Copy everything from the line with "Give me the TikZ source for this diagram." down to the line with "(0,0) rectangle (975,730);", inclusive of both, exactly as written; leave out all pictures.

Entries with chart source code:
** Begin **

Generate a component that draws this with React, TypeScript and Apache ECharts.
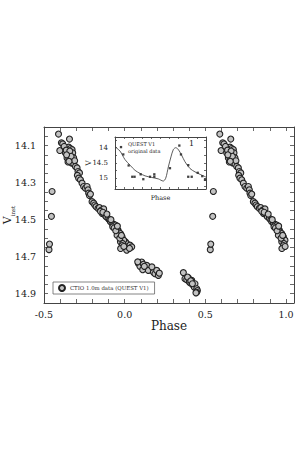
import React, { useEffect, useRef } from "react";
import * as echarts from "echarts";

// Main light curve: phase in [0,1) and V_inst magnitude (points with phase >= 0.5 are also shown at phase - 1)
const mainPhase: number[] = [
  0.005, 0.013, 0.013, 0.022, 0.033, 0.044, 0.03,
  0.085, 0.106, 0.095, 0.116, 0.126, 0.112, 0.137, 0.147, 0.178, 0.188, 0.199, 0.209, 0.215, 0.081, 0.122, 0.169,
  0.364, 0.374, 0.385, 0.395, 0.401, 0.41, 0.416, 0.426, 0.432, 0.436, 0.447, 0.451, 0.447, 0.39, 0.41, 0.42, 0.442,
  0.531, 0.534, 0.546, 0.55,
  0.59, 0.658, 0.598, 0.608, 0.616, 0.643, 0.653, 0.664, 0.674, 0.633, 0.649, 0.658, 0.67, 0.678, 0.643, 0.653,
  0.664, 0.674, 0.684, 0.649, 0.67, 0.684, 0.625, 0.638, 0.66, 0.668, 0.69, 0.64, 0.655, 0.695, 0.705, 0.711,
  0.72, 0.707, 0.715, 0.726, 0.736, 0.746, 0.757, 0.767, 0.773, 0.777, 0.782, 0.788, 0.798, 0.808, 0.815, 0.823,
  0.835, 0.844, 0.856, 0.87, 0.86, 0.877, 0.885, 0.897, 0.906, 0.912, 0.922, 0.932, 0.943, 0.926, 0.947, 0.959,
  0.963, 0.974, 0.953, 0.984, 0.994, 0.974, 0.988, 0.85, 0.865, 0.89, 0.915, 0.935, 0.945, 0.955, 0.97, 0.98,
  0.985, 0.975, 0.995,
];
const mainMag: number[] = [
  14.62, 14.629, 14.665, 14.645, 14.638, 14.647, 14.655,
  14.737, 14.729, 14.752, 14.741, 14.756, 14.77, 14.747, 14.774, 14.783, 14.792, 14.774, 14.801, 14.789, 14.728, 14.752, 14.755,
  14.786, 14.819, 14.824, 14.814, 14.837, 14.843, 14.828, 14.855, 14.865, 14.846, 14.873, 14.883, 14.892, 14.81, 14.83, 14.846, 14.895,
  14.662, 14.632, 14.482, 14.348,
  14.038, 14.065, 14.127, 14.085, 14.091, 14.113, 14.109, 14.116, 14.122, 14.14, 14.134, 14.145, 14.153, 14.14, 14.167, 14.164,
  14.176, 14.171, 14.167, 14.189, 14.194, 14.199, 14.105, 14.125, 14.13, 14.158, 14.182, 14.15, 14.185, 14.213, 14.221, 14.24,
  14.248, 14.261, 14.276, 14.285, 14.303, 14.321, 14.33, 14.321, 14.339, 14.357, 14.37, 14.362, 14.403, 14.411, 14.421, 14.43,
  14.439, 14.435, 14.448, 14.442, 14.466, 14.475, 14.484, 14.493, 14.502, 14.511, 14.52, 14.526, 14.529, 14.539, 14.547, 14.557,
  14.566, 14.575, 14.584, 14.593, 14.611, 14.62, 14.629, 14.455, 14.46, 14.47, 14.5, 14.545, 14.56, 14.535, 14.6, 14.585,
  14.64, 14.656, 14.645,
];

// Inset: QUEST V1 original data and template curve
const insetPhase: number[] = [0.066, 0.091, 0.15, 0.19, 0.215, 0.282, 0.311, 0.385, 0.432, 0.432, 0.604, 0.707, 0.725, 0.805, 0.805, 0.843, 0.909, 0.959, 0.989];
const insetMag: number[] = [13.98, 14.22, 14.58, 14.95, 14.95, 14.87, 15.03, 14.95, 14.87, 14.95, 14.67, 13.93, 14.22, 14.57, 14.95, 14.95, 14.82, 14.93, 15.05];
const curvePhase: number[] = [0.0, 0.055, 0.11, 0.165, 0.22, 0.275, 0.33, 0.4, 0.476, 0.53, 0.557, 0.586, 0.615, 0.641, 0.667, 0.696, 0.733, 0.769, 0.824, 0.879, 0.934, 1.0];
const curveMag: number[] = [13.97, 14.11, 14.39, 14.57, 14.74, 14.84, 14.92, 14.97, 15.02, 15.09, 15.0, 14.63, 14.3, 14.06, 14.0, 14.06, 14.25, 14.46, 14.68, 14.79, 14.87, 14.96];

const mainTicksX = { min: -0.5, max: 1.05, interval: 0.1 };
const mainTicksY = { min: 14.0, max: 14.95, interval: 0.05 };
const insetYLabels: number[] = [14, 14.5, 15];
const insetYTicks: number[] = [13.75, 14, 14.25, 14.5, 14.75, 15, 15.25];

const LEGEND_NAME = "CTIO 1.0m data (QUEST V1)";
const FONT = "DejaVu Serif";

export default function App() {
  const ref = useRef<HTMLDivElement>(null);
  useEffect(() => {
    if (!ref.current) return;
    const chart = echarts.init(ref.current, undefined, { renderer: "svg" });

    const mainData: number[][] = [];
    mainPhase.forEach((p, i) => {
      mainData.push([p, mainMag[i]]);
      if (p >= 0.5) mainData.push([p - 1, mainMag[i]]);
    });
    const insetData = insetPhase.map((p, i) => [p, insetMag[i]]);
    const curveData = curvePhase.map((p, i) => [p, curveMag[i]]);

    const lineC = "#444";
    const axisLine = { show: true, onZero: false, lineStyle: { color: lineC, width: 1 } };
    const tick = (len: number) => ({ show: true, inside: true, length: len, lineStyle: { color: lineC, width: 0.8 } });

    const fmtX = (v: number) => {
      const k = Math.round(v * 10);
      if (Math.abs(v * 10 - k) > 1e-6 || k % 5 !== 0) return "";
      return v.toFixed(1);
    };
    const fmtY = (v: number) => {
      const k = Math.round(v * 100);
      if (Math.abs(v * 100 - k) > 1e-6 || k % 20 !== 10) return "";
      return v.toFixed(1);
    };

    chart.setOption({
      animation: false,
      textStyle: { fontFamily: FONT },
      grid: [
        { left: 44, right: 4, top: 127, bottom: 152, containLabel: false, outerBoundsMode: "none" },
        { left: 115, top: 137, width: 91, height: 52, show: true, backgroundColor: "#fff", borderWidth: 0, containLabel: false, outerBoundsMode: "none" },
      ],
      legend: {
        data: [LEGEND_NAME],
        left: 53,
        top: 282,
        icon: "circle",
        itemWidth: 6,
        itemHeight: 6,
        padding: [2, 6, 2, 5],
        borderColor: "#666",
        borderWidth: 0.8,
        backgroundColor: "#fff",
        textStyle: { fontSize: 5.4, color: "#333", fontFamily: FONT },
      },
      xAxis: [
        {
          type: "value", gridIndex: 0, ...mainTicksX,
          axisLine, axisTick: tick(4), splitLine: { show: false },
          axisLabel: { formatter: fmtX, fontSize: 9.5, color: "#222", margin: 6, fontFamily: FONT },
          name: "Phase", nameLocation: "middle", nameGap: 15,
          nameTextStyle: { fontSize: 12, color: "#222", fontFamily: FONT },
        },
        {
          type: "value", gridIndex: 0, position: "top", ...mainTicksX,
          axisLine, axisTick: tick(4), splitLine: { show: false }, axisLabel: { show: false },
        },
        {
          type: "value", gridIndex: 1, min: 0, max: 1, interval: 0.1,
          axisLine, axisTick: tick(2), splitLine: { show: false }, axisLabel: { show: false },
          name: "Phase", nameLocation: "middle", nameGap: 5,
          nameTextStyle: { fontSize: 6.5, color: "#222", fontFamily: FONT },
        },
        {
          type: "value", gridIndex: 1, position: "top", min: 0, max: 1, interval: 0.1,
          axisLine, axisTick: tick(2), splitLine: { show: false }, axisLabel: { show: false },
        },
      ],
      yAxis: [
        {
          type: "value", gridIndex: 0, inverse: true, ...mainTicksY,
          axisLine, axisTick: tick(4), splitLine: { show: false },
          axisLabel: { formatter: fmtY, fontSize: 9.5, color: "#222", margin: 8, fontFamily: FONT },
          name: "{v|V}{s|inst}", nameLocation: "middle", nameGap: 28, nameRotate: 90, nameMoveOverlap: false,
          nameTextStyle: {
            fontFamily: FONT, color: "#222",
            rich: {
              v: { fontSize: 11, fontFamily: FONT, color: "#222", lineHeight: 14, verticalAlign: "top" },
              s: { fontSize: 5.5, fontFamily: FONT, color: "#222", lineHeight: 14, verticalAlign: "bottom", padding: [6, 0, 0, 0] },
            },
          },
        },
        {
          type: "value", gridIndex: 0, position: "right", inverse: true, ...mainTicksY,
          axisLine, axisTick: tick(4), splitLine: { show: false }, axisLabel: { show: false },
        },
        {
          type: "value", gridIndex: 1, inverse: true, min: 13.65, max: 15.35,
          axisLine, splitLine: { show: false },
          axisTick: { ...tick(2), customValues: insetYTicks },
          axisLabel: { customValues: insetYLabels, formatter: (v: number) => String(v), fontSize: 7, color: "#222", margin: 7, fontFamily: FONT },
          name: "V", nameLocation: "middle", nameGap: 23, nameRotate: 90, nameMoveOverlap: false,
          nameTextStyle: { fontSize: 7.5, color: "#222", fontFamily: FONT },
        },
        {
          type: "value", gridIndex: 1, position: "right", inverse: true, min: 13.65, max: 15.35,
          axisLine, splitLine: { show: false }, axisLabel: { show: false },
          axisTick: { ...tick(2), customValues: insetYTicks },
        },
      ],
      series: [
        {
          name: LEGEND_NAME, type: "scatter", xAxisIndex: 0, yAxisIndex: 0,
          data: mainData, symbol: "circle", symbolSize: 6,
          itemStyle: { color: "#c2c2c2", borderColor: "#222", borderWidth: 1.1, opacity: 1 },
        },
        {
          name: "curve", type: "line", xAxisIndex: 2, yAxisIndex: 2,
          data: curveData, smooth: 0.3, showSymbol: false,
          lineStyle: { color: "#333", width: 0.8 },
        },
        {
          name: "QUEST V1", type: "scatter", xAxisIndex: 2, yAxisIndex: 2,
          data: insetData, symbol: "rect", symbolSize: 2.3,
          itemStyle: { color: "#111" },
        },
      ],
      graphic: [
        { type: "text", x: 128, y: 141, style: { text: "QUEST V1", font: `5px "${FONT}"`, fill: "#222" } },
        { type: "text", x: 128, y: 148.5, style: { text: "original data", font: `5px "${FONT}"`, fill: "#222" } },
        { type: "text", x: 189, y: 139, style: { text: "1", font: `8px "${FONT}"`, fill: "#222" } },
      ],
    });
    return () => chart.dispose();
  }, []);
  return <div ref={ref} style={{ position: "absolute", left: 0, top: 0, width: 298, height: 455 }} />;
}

** End **
** Begin **

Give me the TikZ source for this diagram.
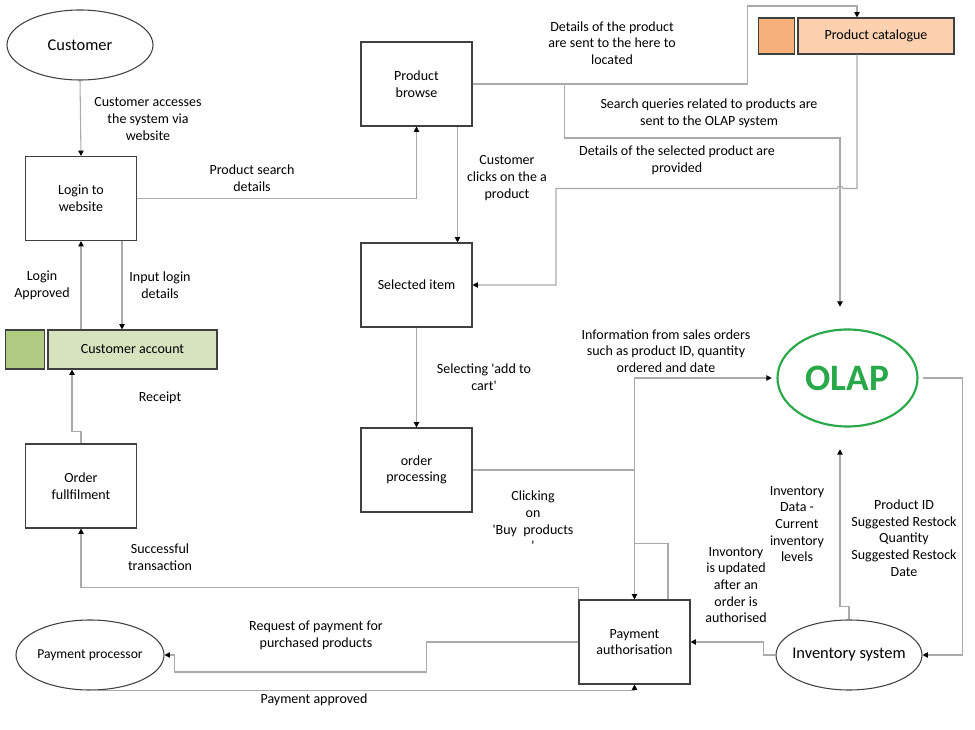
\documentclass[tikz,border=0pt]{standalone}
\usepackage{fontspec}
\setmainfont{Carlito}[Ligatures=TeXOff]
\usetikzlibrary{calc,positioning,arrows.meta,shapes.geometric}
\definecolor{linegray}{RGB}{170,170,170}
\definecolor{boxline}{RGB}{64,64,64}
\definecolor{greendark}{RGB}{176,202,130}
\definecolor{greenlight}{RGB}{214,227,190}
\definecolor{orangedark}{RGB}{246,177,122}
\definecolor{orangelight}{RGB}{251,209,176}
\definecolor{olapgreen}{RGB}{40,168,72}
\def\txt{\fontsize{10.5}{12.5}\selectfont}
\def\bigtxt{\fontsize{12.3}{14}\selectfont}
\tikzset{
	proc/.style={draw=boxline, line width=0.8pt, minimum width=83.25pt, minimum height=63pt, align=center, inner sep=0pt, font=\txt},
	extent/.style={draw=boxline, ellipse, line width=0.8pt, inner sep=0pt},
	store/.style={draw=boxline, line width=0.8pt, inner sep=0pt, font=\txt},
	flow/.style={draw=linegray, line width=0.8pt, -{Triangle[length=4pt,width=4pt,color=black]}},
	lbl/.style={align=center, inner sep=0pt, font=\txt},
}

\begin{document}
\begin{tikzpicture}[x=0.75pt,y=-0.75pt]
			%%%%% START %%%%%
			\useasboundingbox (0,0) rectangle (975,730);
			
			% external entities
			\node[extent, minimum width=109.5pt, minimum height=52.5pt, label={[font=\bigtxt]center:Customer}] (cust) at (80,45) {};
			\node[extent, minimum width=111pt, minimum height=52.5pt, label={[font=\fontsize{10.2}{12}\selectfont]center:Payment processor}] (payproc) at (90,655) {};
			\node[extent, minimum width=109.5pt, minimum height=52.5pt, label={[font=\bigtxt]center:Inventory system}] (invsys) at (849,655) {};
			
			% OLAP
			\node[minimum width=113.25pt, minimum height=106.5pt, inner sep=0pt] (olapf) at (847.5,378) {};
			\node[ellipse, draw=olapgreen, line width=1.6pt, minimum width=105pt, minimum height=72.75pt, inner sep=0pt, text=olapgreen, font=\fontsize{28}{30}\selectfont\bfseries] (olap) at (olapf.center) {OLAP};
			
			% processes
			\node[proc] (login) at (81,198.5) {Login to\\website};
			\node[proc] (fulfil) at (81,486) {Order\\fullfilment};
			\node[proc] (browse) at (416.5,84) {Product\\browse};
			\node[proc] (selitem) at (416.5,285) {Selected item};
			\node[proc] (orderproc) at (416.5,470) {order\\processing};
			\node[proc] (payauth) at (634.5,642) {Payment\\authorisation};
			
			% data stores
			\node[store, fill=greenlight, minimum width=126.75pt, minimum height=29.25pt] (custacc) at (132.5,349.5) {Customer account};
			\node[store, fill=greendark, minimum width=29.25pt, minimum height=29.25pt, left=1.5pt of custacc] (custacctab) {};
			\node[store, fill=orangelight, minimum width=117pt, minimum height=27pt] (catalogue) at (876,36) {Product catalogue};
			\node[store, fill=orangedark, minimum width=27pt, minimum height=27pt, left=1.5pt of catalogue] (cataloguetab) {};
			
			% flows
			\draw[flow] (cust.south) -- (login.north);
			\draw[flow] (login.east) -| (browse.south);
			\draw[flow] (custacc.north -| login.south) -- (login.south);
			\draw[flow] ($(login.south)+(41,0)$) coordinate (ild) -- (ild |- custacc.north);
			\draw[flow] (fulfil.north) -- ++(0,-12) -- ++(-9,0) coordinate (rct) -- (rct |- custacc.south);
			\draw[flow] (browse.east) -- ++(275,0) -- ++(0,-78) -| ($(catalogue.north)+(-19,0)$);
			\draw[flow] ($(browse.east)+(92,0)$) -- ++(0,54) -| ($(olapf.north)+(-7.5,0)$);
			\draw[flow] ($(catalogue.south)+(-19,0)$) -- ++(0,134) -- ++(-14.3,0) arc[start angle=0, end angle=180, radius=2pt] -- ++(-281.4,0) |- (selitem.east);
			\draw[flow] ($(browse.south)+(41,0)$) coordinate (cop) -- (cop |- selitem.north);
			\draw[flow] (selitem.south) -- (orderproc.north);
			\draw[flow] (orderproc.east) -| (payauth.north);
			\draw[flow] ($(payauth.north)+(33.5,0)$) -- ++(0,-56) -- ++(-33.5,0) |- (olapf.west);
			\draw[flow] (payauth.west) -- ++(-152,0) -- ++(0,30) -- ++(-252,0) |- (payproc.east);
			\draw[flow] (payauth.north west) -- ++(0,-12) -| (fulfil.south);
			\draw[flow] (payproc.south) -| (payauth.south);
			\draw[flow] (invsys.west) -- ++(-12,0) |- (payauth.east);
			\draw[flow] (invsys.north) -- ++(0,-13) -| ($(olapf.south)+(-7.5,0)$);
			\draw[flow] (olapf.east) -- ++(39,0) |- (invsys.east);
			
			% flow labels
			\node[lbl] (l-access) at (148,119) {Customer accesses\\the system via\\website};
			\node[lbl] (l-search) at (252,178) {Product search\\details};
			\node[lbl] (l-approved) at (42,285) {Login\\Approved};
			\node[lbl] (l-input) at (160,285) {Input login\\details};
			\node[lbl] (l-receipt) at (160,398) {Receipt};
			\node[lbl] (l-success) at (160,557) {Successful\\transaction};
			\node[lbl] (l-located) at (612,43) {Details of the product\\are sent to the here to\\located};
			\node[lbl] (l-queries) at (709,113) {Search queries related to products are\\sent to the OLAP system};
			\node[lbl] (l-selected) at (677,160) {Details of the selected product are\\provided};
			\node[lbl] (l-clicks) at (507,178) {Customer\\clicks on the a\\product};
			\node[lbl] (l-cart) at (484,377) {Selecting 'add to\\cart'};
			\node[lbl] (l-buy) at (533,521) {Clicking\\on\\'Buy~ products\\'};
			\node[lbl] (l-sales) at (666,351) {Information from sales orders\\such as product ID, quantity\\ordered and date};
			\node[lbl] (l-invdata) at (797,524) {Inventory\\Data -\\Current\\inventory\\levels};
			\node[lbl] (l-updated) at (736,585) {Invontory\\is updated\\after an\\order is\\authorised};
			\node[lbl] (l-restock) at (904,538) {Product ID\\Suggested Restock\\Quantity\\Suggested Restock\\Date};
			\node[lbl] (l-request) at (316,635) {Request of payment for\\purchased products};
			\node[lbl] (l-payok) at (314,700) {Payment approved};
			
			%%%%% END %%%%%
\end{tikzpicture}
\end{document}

** End **

§ RESULT OF THE TASK
Give me the TikZ source for this diagram.
\documentclass[tikz,border=0pt]{standalone}
\usepackage{fontspec}
\setmainfont{Carlito}[Ligatures=TeXOff]
\usetikzlibrary{calc,positioning,arrows.meta,shapes.geometric}
\definecolor{linegray}{RGB}{170,170,170}
\definecolor{boxline}{RGB}{64,64,64}
\definecolor{greendark}{RGB}{176,202,130}
\definecolor{greenlight}{RGB}{214,227,190}
\definecolor{orangedark}{RGB}{246,177,122}
\definecolor{orangelight}{RGB}{251,209,176}
\definecolor{olapgreen}{RGB}{40,168,72}
\def\txt{\fontsize{10.5}{12.5}\selectfont}
\def\bigtxt{\fontsize{12.3}{14}\selectfont}
\tikzset{
	proc/.style={draw=boxline, line width=0.8pt, minimum width=83.25pt, minimum height=63pt, align=center, inner sep=0pt, font=\txt},
	extent/.style={draw=boxline, ellipse, line width=0.8pt, inner sep=0pt},
	store/.style={draw=boxline, line width=0.8pt, inner sep=0pt, font=\txt},
	flow/.style={draw=linegray, line width=0.8pt, -{Triangle[length=4pt,width=4pt,color=black]}},
	lbl/.style={align=center, inner sep=0pt, font=\txt},
}

\begin{document}
\begin{tikzpicture}[x=0.75pt,y=-0.75pt]
			%%%%% START %%%%%
			\useasboundingbox (0,0) rectangle (975,730);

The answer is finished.